In the best implementations, there is no actual contention. A waiting core only reads a private cache line, which consumes very little energy, until the thread that had hold the lock immediately before it modifies the cache line, which causes an exit from the waiting loop. In such implementations there is no global lock variable. There is only a queue associated with a resource and the threads insert themselves in the queue when they want to use the shared resource, providing to the previous thread the address where to signal that it has completed its use of the resource, so the single shared lock variable is replaced with per-thread variables that accomplish its function, without access contention.
While this has been known for several decades, one can still see archaic lock implementations where multiple cores attempt to read or write the same memory locations, which causes data transfers between the caches of various cores, at a very high power consumption.
Moreover, even if you use optimum lock implementations, mutual exclusion is not the best strategy for accessing a shared data resource. Even optimistic access, which is usually called "lock-free", is typically a bad choice.
In my opinion, the best method of cooperation between multiple threads is to use correctly implemented shared buffers or message queues.
By correctly implemented, I mean using neither mutual exclusion nor optimistic access (which may require retries), but using dynamic partitioning of the shared buffers/queues, which is done using an atomic fetch-and-add instruction and which ensures that when multiple threads access simultaneously the shared buffers or queues they access non-overlapping ranges.

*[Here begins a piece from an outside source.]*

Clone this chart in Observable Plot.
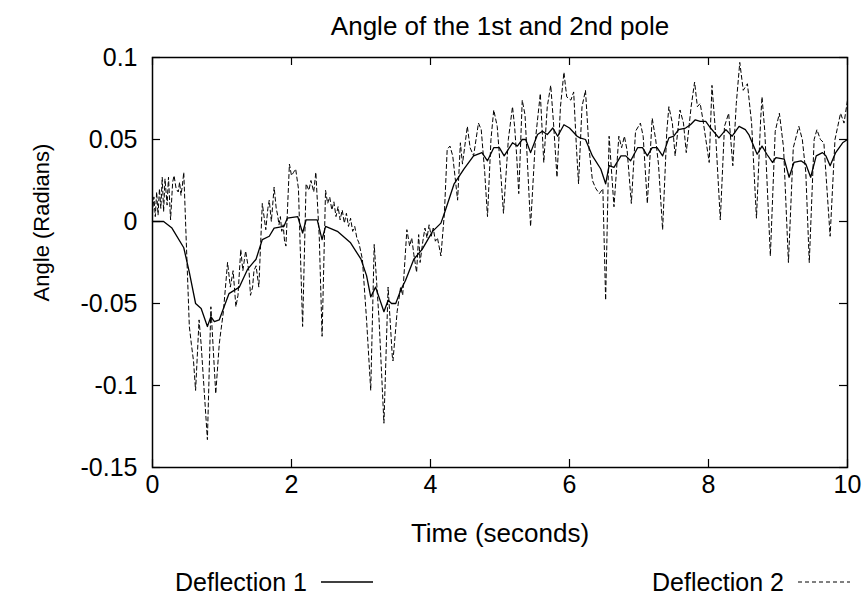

This is better than mutual exclusion because the threads are never stalled and this is better than "lock-free", i.e. optimistic access, because retries are never needed.
I'm not sure of the exact relationship, but power consumption increases greater than linear with clock speed. If you have 4 cores running at the same time, there's more likely to be thermal throttling → lower clock speeds → lower energy consumption.
Greater power draw though; remember that energy is the integral of power over time.